#### Task prompt
Only the lines between the line holding "Give me the D3.js source for this chart." and the line holding "String(d) : d.toFixed(1));", both of those included, should be copied exactly; drop the pictures.

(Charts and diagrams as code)
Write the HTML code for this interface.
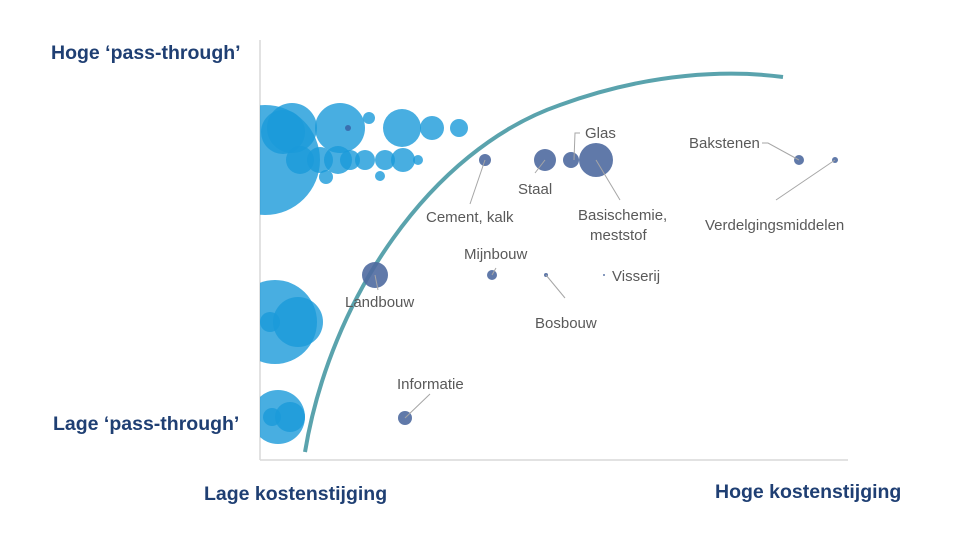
<!DOCTYPE html>
<html><head><meta charset="utf-8"><style>
html,body{margin:0;padding:0;background:#fff;}
svg{display:block;}
.l{font-family:"Liberation Sans",sans-serif;font-size:15px;fill:#595959;}
.a{font-family:"Liberation Sans",sans-serif;font-size:19.5px;font-weight:bold;fill:#1f3f73;}
</style></head><body>
<svg width="970" height="537" viewBox="0 0 970 537" xmlns="http://www.w3.org/2000/svg">
<defs><clipPath id="c"><rect x="260" y="0" width="700" height="537"/></clipPath></defs>
<line x1="260" y1="40" x2="260" y2="460" stroke="#d9d9d9" stroke-width="1.5"/>
<line x1="260" y1="460" x2="848" y2="460" stroke="#d9d9d9" stroke-width="1.5"/>
<g clip-path="url(#c)" fill="#1a9ad9" fill-opacity="0.8">
<circle cx="265" cy="160" r="55"/>
<circle cx="292" cy="128" r="25"/>
<circle cx="283" cy="132" r="22"/>
<circle cx="340" cy="128" r="25"/>
<circle cx="369" cy="118" r="6"/>
<circle cx="402" cy="128" r="19"/>
<circle cx="432" cy="128" r="12"/>
<circle cx="459" cy="128" r="9"/>
<circle cx="300" cy="160" r="14"/>
<circle cx="320" cy="160" r="13"/>
<circle cx="338" cy="160" r="14"/>
<circle cx="350" cy="160" r="10"/>
<circle cx="365" cy="160" r="10"/>
<circle cx="385" cy="160" r="10"/>
<circle cx="403" cy="160" r="12"/>
<circle cx="418" cy="160" r="5"/>
<circle cx="380" cy="176" r="5"/>
<circle cx="326" cy="177" r="7"/>
<circle cx="275" cy="322" r="42"/>
<circle cx="298" cy="322" r="25"/>
<circle cx="270" cy="322" r="10"/>
<circle cx="278" cy="417" r="27"/>
<circle cx="290" cy="417" r="15"/>
<circle cx="272" cy="417" r="9"/>
</g>
<circle cx="348" cy="128" r="3" fill="#3a6fb0"/>
<path d="M305,452 C330,300 430,150 560,105 C650,72 730,70 783,77" fill="none" stroke="#5aa3ad" stroke-width="4"/>
<g fill="#4f6aa0" fill-opacity="0.9">
<circle cx="375" cy="275" r="13"/>
<circle cx="485" cy="160" r="6"/>
<circle cx="545" cy="160" r="11"/>
<circle cx="571" cy="160" r="8"/>
<circle cx="596" cy="160" r="17"/>
<circle cx="799" cy="160" r="5"/>
<circle cx="835" cy="160" r="3"/>
<circle cx="492" cy="275" r="5"/>
<circle cx="546" cy="275" r="2"/>
<circle cx="604" cy="275" r="1"/>
<circle cx="405" cy="418" r="7"/>
</g>
<g stroke="#a6a6a6" stroke-width="1" fill="none">
<line x1="485" y1="160" x2="470" y2="204"/>
<line x1="545" y1="160" x2="535" y2="173"/>
<polyline points="574,160 575,133 580,133"/>
<line x1="596" y1="160" x2="620" y2="200"/>
<polyline points="762,143 768,143 799,160"/>
<line x1="835" y1="160" x2="776" y2="200"/>
<line x1="492" y1="275" x2="496" y2="268"/>
<line x1="546" y1="275" x2="565" y2="298"/>
<line x1="405" y1="418" x2="430" y2="394"/>
<line x1="375" y1="275" x2="378" y2="290"/>
</g>
<text class="l" x="426" y="222">Cement, kalk</text>
<text class="l" x="518" y="194">Staal</text>
<text class="l" x="585" y="138">Glas</text>
<text class="l" x="578" y="220">Basischemie,</text>
<text class="l" x="590" y="240">meststof</text>
<text class="l" x="689" y="148">Bakstenen</text>
<text class="l" x="705" y="230">Verdelgingsmiddelen</text>
<text class="l" x="464" y="259">Mijnbouw</text>
<text class="l" x="612" y="281">Visserij</text>
<text class="l" x="535" y="328">Bosbouw</text>
<text class="l" x="345" y="307">Landbouw</text>
<text class="l" x="397" y="389">Informatie</text>
<text class="a" x="51" y="59">Hoge ‘pass-through’</text>
<text class="a" x="53" y="430">Lage ‘pass-through’</text>
<text class="a" x="204" y="500">Lage kostenstijging</text>
<text class="a" x="715" y="498">Hoge kostenstijging</text>
</svg>
</body></html>
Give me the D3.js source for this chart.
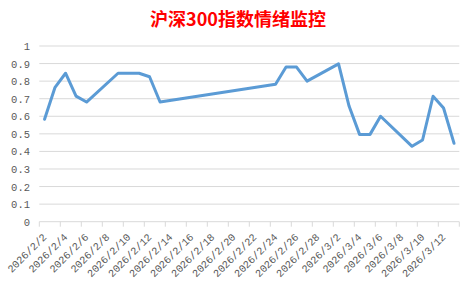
<!DOCTYPE html>
<html>
<head>
<meta charset="utf-8">
<script src="https://cdn.jsdelivr.net/npm/d3@7"></script>
<style>
  body { margin: 0; background: #fff; }
  svg { display: block; }
</style>
</head>
<body>
<svg id="grafico" width="476" height="284"></svg>
<script>
const titulo = "沪深300指数情绪监控";
const fechas = [
  "2026/2/2","2026/2/3","2026/2/4","2026/2/5","2026/2/6",
  "2026/2/9","2026/2/10","2026/2/11","2026/2/12","2026/2/13",
  "2026/2/24","2026/2/25","2026/2/26","2026/2/27",
  "2026/3/2","2026/3/3","2026/3/4","2026/3/5","2026/3/6",
  "2026/3/9","2026/3/10","2026/3/11","2026/3/12","2026/3/13"
];
const valores = [
  0.583, 0.765, 0.845, 0.715, 0.681,
  0.845, 0.845, 0.845, 0.825, 0.681,
  0.782, 0.88, 0.88, 0.80,
  0.898, 0.658, 0.497, 0.497, 0.60,
  0.429, 0.465, 0.714, 0.647, 0.446
];
const rangoFechas = ["2026/2/2", "2026/3/14"];
const yTicks = [0, 0.1, 0.2, 0.3, 0.4, 0.5, 0.6, 0.7, 0.8, 0.9, 1];

const parse = d3.timeParse("%Y/%m/%d");
const fmt = d => `${d.getFullYear()}/${d.getMonth() + 1}/${d.getDate()}`;

const svg = d3.select("#grafico");
const izq = 39.3, der = 459.3, arriba = 46, abajo = 221.7;

const x = d3.scaleTime()
  .domain(rangoFechas.map(parse))
  .range([izq, der]);
const y = d3.scaleLinear().domain([0, 1]).range([abajo, arriba]);

// titulo
svg.append("text")
  .attr("x", 238)
  .attr("y", 26)
  .attr("text-anchor", "middle")
  .style("font-family", "'Noto Sans CJK SC'")
  .style("font-weight", "bold")
  .style("font-size", "18px")
  .attr("fill", "#FF0000")
  .text(titulo);

// lineas de rejilla
svg.append("g")
  .selectAll("line")
  .data(yTicks)
  .join("line")
  .attr("x1", izq)
  .attr("x2", der)
  .attr("y1", d => y(d))
  .attr("y2", d => y(d))
  .attr("stroke", "#d9d9d9")
  .attr("stroke-width", 1);

// eje y
svg.append("g")
  .selectAll("text")
  .data(yTicks)
  .join("text")
  .attr("x", 30)
  .attr("y", d => y(d) + 4)
  .attr("text-anchor", "end")
  .style("font-family", "'Liberation Mono', monospace")
  .style("font-size", "10.5px")
  .attr("fill", "#595959")
  .text(d => d === 0 || d === 1 ? String(d) : d.toFixed(1));

// eje x
const dias = d3.timeDay.range(x.domain()[0], d3.timeDay.offset(x.domain()[1], 1), 2);
const gx = svg.append("g");
gx.selectAll("line")
  .data(dias)
  .join("line")
  .attr("x1", d => x(d))
  .attr("x2", d => x(d))
  .attr("y1", abajo)
  .attr("y2", abajo + 5)
  .attr("stroke", "#d9d9d9");

gx.selectAll("text")
  .data(dias.slice(0, -1))
  .join("text")
  .attr("transform", d => `translate(${x(d) + 8},${abajo + 16}) rotate(-45)`)
  .attr("text-anchor", "end")
  .style("font-family", "'Liberation Mono', monospace")
  .style("font-size", "10.5px")
  .attr("fill", "#595959")
  .text(fmt);

// serie
const puntos = fechas.map((f, i) => ({ fecha: d3.timeHour.offset(parse(f), 12), valor: valores[i] }));
const linea = d3.line()
  .x(d => x(d.fecha))
  .y(d => y(d.valor));

svg.append("path")
  .datum(puntos)
  .attr("d", linea)
  .attr("fill", "none")
  .attr("stroke", "#5B9BD5")
  .attr("stroke-width", 3)
  .attr("stroke-linejoin", "round")
  .attr("stroke-linecap", "round");
</script>
</body>
</html>
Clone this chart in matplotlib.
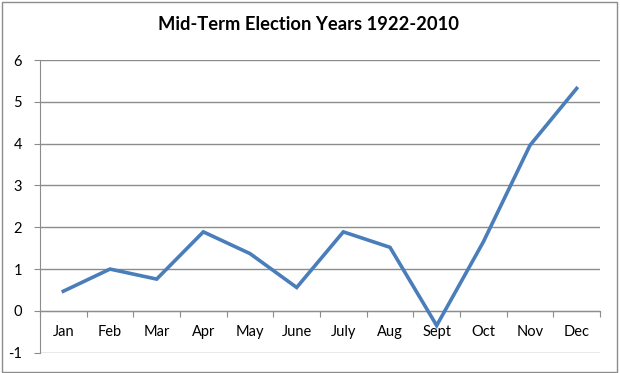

#### Reply to the exercise
Give me the D3.js source for this chart.
<!DOCTYPE html>
<html>
<head>
<meta charset="utf-8">
<script src="https://cdn.jsdelivr.net/npm/d3@7"></script>
<style>
  body { margin: 0; background: #fff; }
  svg { display: block; }
</style>
</head>
<body>
<svg id="grafico" width="476" height="284"></svg>
<script>
const titulo = "沪深300指数情绪监控";
const fechas = [
  "2026/2/2","2026/2/3","2026/2/4","2026/2/5","2026/2/6",
  "2026/2/9","2026/2/10","2026/2/11","2026/2/12","2026/2/13",
  "2026/2/24","2026/2/25","2026/2/26","2026/2/27",
  "2026/3/2","2026/3/3","2026/3/4","2026/3/5","2026/3/6",
  "2026/3/9","2026/3/10","2026/3/11","2026/3/12","2026/3/13"
];
const valores = [
  0.583, 0.765, 0.845, 0.715, 0.681,
  0.845, 0.845, 0.845, 0.825, 0.681,
  0.782, 0.88, 0.88, 0.80,
  0.898, 0.658, 0.497, 0.497, 0.60,
  0.429, 0.465, 0.714, 0.647, 0.446
];
const rangoFechas = ["2026/2/2", "2026/3/14"];
const yTicks = [0, 0.1, 0.2, 0.3, 0.4, 0.5, 0.6, 0.7, 0.8, 0.9, 1];

const parse = d3.timeParse("%Y/%m/%d");
const fmt = d => `${d.getFullYear()}/${d.getMonth() + 1}/${d.getDate()}`;

const svg = d3.select("#grafico");
const izq = 39.3, der = 459.3, arriba = 46, abajo = 221.7;

const x = d3.scaleTime()
  .domain(rangoFechas.map(parse))
  .range([izq, der]);
const y = d3.scaleLinear().domain([0, 1]).range([abajo, arriba]);

// titulo
svg.append("text")
  .attr("x", 238)
  .attr("y", 26)
  .attr("text-anchor", "middle")
  .style("font-family", "'Noto Sans CJK SC'")
  .style("font-weight", "bold")
  .style("font-size", "18px")
  .attr("fill", "#FF0000")
  .text(titulo);

// lineas de rejilla
svg.append("g")
  .selectAll("line")
  .data(yTicks)
  .join("line")
  .attr("x1", izq)
  .attr("x2", der)
  .attr("y1", d => y(d))
  .attr("y2", d => y(d))
  .attr("stroke", "#d9d9d9")
  .attr("stroke-width", 1);

// eje y
svg.append("g")
  .selectAll("text")
  .data(yTicks)
  .join("text")
  .attr("x", 30)
  .attr("y", d => y(d) + 4)
  .attr("text-anchor", "end")
  .style("font-family", "'Liberation Mono', monospace")
  .style("font-size", "10.5px")
  .attr("fill", "#595959")
  .text(d => d === 0 || d === 1 ? String(d) : d.toFixed(1));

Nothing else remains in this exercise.